¿A quién no le han regalado un álbum y un par de sobres de cromos a la entrada del cole? A mi si, y lo consideraba el tesoro más valioso del mundo mundial. Forma parte de una vieja estrategia de marketing llamada Sampling. No es más que dar una muestra gratis al potencial comprador, para que este la pruebe y se enganche al producto. Potencial que alguna vez se convierte en comprador, mediante pagando el álbum y sobres iniciales, toda la colección, y un taco interminable de “repes”. Como padre me pregunto por qué darle dinero a un hijo, si lo va a malgastar en unas cartas que perderán su valor en meses.
Pues ahora resulta que el mercado se ha centrado en un par de colecciones, que se repiten año tras año. Y las demás no se comen ni lo que a veces cuelga de la nariz. No les hace falta poner a un par de chavales a la entrada del cole, los “mayores” van transmitiendo el gusanillo a los más peques. La rueda no para año tras año de girar, hasta que cambian los cromos por la consola. El departamento de marketing ya hizo su trabajo y está de vacaciones perpetuas.
Con el fin de maximizar mi colección, desarrollé un sistema infalible para recoger más sobres gratis.

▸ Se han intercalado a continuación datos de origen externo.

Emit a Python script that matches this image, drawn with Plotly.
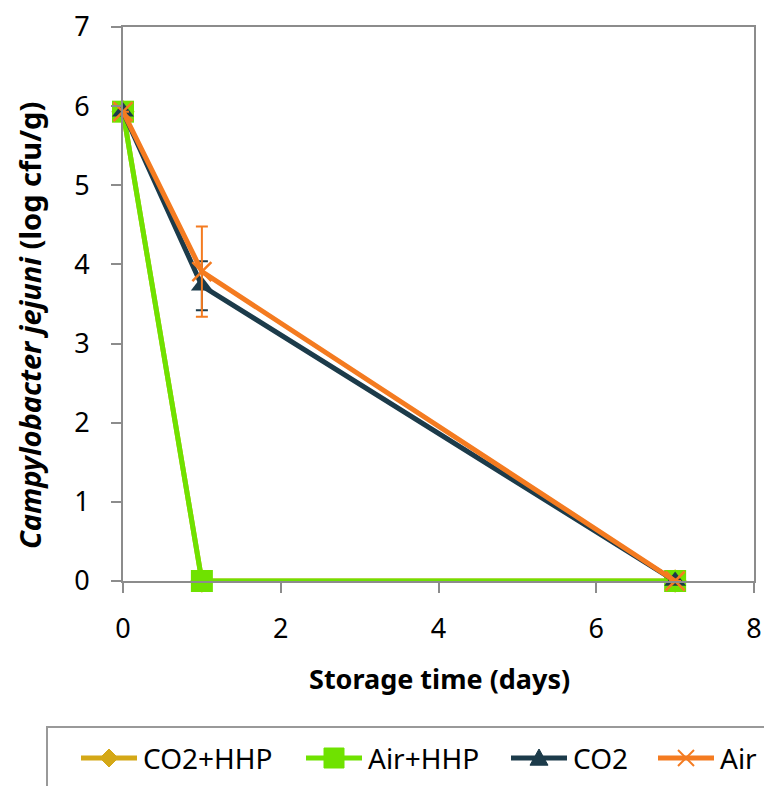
import plotly.graph_objects as go

# Storage days and log counts for each treatment
days = [0, 1, 7]
co2_hhp = [5.93, 0.0, 0.0]
air_hhp = [5.93, 0.0, 0.0]
co2 = [5.93, 3.73, 0.0]
air = [5.93, 3.91, 0.0]
co2_err = [0.0, 0.31, 0.0]
air_err = [0.0, 0.57, 0.0]

x_ticks = [0, 2, 4, 6, 8]
y_ticks = [0, 1, 2, 3, 4, 5, 6, 7]

series_names = ["CO2+HHP", "Air+HHP", "CO2", "Air"]
series_colors = ["#d4a817", "#6fe200", "#1c3b4a", "#f47b20"]
series_symbols = ["diamond", "square", "triangle", "x"]

FONT = "Noto Sans"
AXIS_GRAY = "#8c8c8c"
W, H = 764, 786
L, R, T, B = 123, 10, 27, 205
PW, PH = W - L - R, H - T - B


def fx(px):
    return (px - L) / PW


def fy(py):
    return (H - B - py) / PH


fig = go.Figure()

ys = [co2_hhp, air_hhp, co2, air]
errs = [None, None, co2_err, air_err]
plot_symbols = ["diamond", "square", "triangle-up", "x-thin"]
sizes = [18, 22, 19, 19]
for name, color, yv, err, sym, sz in zip(series_names, series_colors, ys, errs,
                                         plot_symbols, sizes):
    marker = dict(symbol=sym, size=sz, color=color)
    if sym == "x-thin":
        marker["line"] = dict(color=color, width=2.5)
    tr = go.Scatter(x=days, y=yv, name=name, mode="lines+markers",
                    line=dict(color=color, width=5), marker=marker,
                    showlegend=False, cliponaxis=False)
    if err is not None:
        tr.error_y = dict(type="data", array=err, color=color, thickness=2, width=6)
    fig.add_trace(tr)

# Legend frame
fig.add_shape(type="rect", xref="paper", yref="paper",
              x0=fx(47), x1=fx(800), y0=fy(727), y1=fy(820),
              line=dict(color="#999999", width=2), fillcolor="rgba(0,0,0,0)")

# Legend entries: line sample, marker glyph, label
leg_y = 758
leg_line_start = [79, 304, 509, 656]
seg = 60
for name, color, sym, x0 in zip(series_names, series_colors, series_symbols,
                                leg_line_start):
    fig.add_shape(type="line", xref="paper", yref="paper",
                  x0=fx(x0 + 2), x1=fx(x0 + seg - 2), y0=fy(leg_y), y1=fy(leg_y),
                  line=dict(color=color, width=5))
    cx = x0 + seg / 2
    if sym == "diamond":
        h = 9
        path = (f"M {fx(cx)},{fy(leg_y - h)} L {fx(cx + h)},{fy(leg_y)} "
                f"L {fx(cx)},{fy(leg_y + h)} L {fx(cx - h)},{fy(leg_y)} Z")
        fig.add_shape(type="path", xref="paper", yref="paper", path=path,
                      fillcolor=color, line=dict(color=color, width=1))
    elif sym == "square":
        h = 10
        fig.add_shape(type="rect", xref="paper", yref="paper",
                      x0=fx(cx - h), x1=fx(cx + h), y0=fy(leg_y + h), y1=fy(leg_y - h),
                      fillcolor=color, line=dict(color=color, width=1))
    elif sym == "triangle":
        h = 9
        path = (f"M {fx(cx)},{fy(leg_y - h)} L {fx(cx + h)},{fy(leg_y + h * 0.8)} "
                f"L {fx(cx - h)},{fy(leg_y + h * 0.8)} Z")
        fig.add_shape(type="path", xref="paper", yref="paper", path=path,
                      fillcolor=color, line=dict(color=color, width=1))
    else:
        h = 8
        for a, b in [((-h, -h), (h, h)), ((-h, h), (h, -h))]:
            fig.add_shape(type="line", xref="paper", yref="paper",
                          x0=fx(cx + a[0]), y0=fy(leg_y + a[1]),
                          x1=fx(cx + b[0]), y1=fy(leg_y + b[1]),
                          line=dict(color=color, width=2))
    fig.add_annotation(xref="paper", yref="paper", x=fx(x0 + seg + 2), y=fy(leg_y),
                       xanchor="left", yanchor="middle", showarrow=False,
                       text=name, font=dict(family=FONT, size=28, color="black"))

# Axis titles
fig.add_annotation(xref="paper", yref="paper", x=fx(439), y=fy(678),
                   xanchor="center", yanchor="middle", showarrow=False,
                   text="<b>Storage time (days)</b>",
                   font=dict(family=FONT, size=27, color="black"))
fig.add_annotation(xref="paper", yref="paper", x=fx(29), y=fy(326),
                   xanchor="center", yanchor="middle", showarrow=False,
                   textangle=-90,
                   text="<b><i>Campylobacter jejuni</i> (log cfu/g)</b>",
                   font=dict(family=FONT, size=29, color="black"))

fig.update_layout(
    width=W, height=H,
    margin=dict(l=L, r=R, t=T, b=B, autoexpand=False),
    paper_bgcolor="white", plot_bgcolor="white",
    font=dict(family=FONT, size=27, color="black"),
    showlegend=False,
    xaxis=dict(range=[0, 8], tickvals=x_ticks, ticks="outside", ticklen=10,
               tickcolor=AXIS_GRAY, tickwidth=2, ticklabelstandoff=13,
               tickfont=dict(family=FONT, size=27), automargin=False,
               showline=True, linecolor=AXIS_GRAY, linewidth=2, mirror=True,
               showgrid=False, zeroline=False),
    yaxis=dict(range=[0, 7], tickvals=y_ticks, ticks="outside", ticklen=10,
               tickcolor=AXIS_GRAY, tickwidth=2, ticklabelstandoff=16,
               tickfont=dict(family=FONT, size=27), automargin=False,
               showline=True, linecolor=AXIS_GRAY, linewidth=2, mirror=True,
               showgrid=False, zeroline=False),
)

fig.write_html("out.html")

Iba al cole una hora antes de que abrieran las clases por la tarde, para jugar a basket. Si sonaba la flauta y toda la orquesta ese día daban cromos. Iba entrando y saliendo por las 4 puertas de acceso del cole para recibir mi premio de cada uno de los repartidores-porteros.
Con esto conseguía el tacazo, y con suerte un par de cromos de los “difíciles”. Pegaba todo lo que tenía en el álbum e intentaba cambiar los repes por los huecos. Con el tiempo aprendía que los repes son solo un lastre que quitarse de encima. Eso si, siempre había algún compi que cambiaban mi tacazo por un preciado “de los difíciles”.
Mis compañeros no paraban de comprar sobres de cromos en la panadería, mientras yo seguía dedicando mi paga a mi bolsa de pipas Facundo. Las mejores y casi únicas que no tenían una capa de sal pegada. ¡Qué buenas estaban! No iba a dejar este mundo sin probarlas cada Domingo.
Pasadas unas jornadas mi proveedor de cromos desaparecía, el movimiento de trueque se estancaba. Acababa tirando álbum, cromos e ilusión a la basura para volver a llevar mi balón de basket cada tarde de camino al cole.
Ahora mi hijo se ha aficionado a la colección de cartas Pokemon, afición heredada de los mayores del cole que para él son los prescriptores de compra. Tiene paga semanal para comprar cromos y permiso para llevar los repes al cole los Viernes y cambiar con sus compañeros. Lo “bueno” para él es que la colección, como su ilusión, no se acaba nunca, van sacando nuevos cromos cada vez que va a la tienda.
Ya los cromos no se pegan, son cartas con cualidades de “ataque-defensa” con las que puedes competir con un oponente. Siempre le pico para ver si echamos una partida, sea como sea que se juegue a eso, pero él me da siempre largas. Lo único que quiere es coleccionar, cuantos más mejor.
Los cromos son y serán siempre trozos de cartón y plástico que coleccionar. Siempre habrá alguno que aparece poco, objeto de codicia de todo buen coleccionista. Eso si, mi hijo ha encontrado la manera de mantener la ilusión en el tiempo, a costa de unos cuantos €. Y de paso aprende el arte del trueque. Pero, ¿para qué darle dinero a un hijo si no es para intercambiarlo por ilusión y conocimientos mercantiles?